Aim: Which lines in the material below contain the word "matplotlib"? Copy each of them.

** start of Collected material **

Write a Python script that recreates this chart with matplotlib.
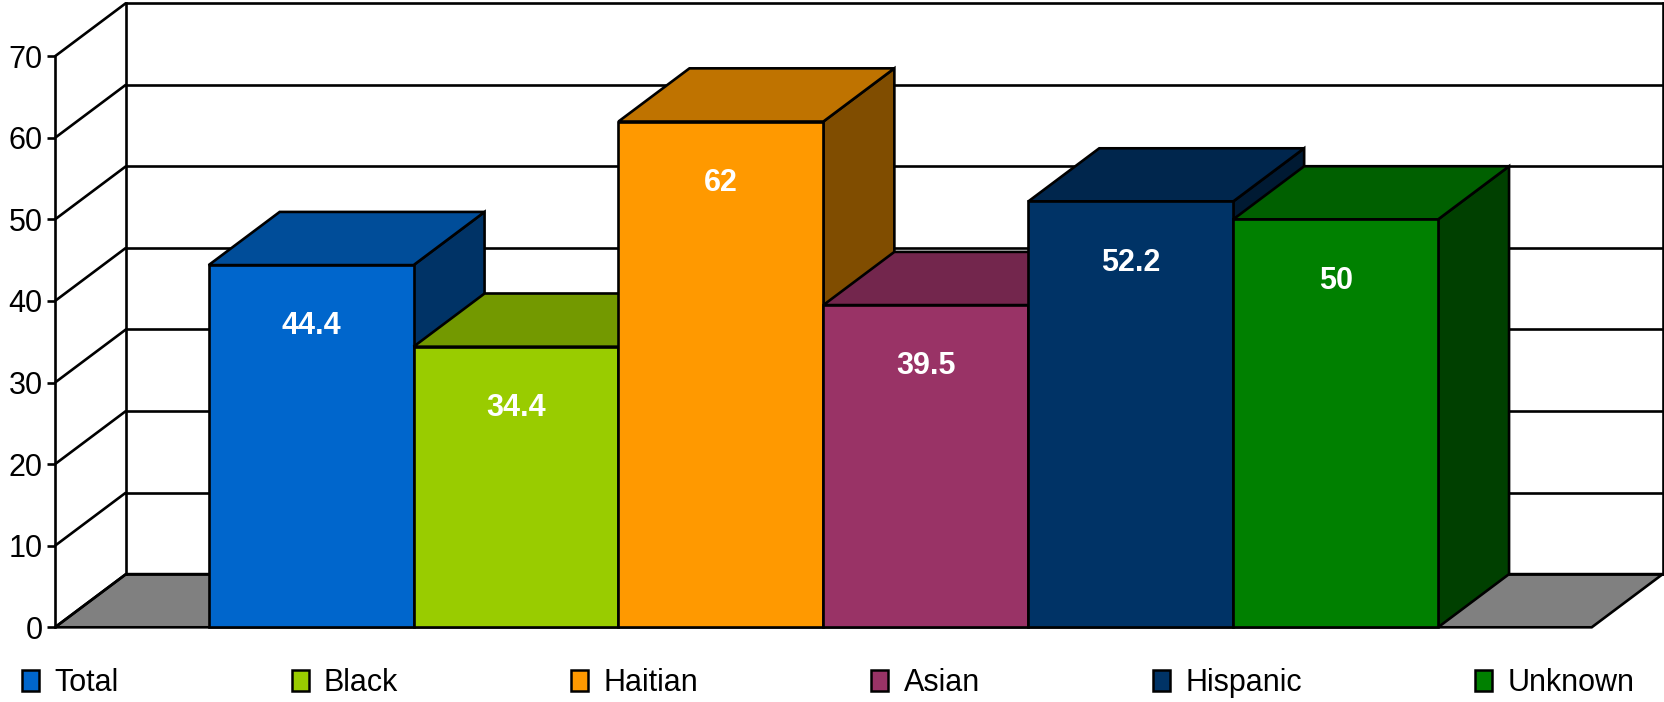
import matplotlib
matplotlib.use('Agg')
import matplotlib.pyplot as plt
from matplotlib.patches import Patch
from matplotlib.colors import to_rgb

# ---- data ----
categories = ['Total', 'Black', 'Haitian', 'Asian', 'Hispanic', 'Unknown']
values = [44.4, 34.4, 62, 39.5, 52.2, 50]
front_colors = ['#0066CC', '#99CC00', '#FF9900', '#993366', '#003366', '#008000']
y_ticks = [0, 10, 20, 30, 40, 50, 60, 70]

plt.rcParams['font.family'] = ['Liberation Sans', 'DejaVu Sans']


def shade(c, f):
    r, g, b = to_rgb(c)
    return (r * f, g * f, b * f)


# ---- geometry (in data units) ----
GAP = 0.75          # space between plot edge and first/last bar (category units)
DX = 0.3465         # depth offset in x (category units)
DY = 6.52           # depth offset in y (value units)
YMAX = y_ticks[-1]
n = len(values)
x0 = -0.5 - GAP
x1 = n - 0.5 + GAP
LW = 1.9

fig = plt.figure(figsize=(16.65, 7.02), dpi=100)
ax = fig.add_axes([55 / 1665, (702 - 627.3) / 702, 0.9656, 0.8892])
ax.set_xlim(x0, x1 + DX)
ax.set_ylim(0, YMAX + DY)

# floor
ax.fill([x0, x1, x1 + DX, x0 + DX], [0, 0, DY, DY], facecolor='#808080',
        edgecolor='black', lw=LW, zorder=1, clip_on=False, joinstyle='miter')

# back wall and left-wall grid lines
for t in y_ticks:
    ax.plot([x0, x0 + DX], [t, t + DY], color='black', lw=LW, zorder=2,
            clip_on=False, solid_capstyle='butt')
    ax.plot([x0 + DX, x1 + DX], [t + DY, t + DY], color='black', lw=LW,
            zorder=2, clip_on=False, solid_capstyle='projecting')
for xb in (x0 + DX, x1 + DX):
    ax.plot([xb, xb], [DY, YMAX + DY], color='black', lw=LW, zorder=2,
            clip_on=False, solid_capstyle='projecting')

# bars (painter's order left to right: side, top, front)
z = 3
for i, (v, c) in enumerate(zip(values, front_colors)):
    l, r = i - 0.5, i + 0.5
    ax.fill([r, r + DX, r + DX, r], [0, DY, v + DY, v], facecolor=shade(c, 0.5),
            edgecolor='black', lw=LW, zorder=z, joinstyle='miter')
    ax.fill([l, r, r + DX, l + DX], [v, v, v + DY, v + DY], facecolor=shade(c, 0.75),
            edgecolor='black', lw=LW, zorder=z + 1, joinstyle='miter')
    ax.fill([l, r, r, l], [0, 0, v, v], facecolor=c, edgecolor='black', lw=LW,
            zorder=z + 2, clip_on=False, joinstyle='miter')
    ax.text(i, v - 7.5, f'{v:g}', ha='center', va='center', color='white',
            fontweight='bold', fontsize=22, zorder=z + 3)
    z += 4

# axes styling: use the left spine as the front value axis
for s in ('top', 'right', 'bottom'):
    ax.spines[s].set_visible(False)
ax.spines['left'].set_bounds(0, YMAX)
ax.spines['left'].set_linewidth(LW)
ax.spines['left'].set_zorder(50)
ax.set_yticks(y_ticks)
ax.set_yticklabels([str(t) for t in y_ticks])
ax.tick_params(axis='y', direction='out', length=5.8, width=LW, pad=3,
               labelsize=22, colors='black')
ax.set_xticks([])
ax.patch.set_visible(False)

# legend
handles = [Patch(facecolor=c, edgecolor='black', lw=1.8) for c in front_colors]
fig.legend(handles, categories, ncol=n, loc='center left',
           bbox_to_anchor=(22 / 1665, 1 - 683 / 702), frameon=False,
           handlelength=0.56, handleheight=0.7, handletextpad=0.5,
           columnspacing=5.66, borderpad=0, borderaxespad=0, fontsize=22)

fig.savefig('out.png', dpi=100)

** end of Collected material **

Response to this task:
Write a Python script that recreates this chart with matplotlib.
import matplotlib
matplotlib.use('Agg')
import matplotlib.pyplot as plt
from matplotlib.patches import Patch
from matplotlib.colors import to_rgb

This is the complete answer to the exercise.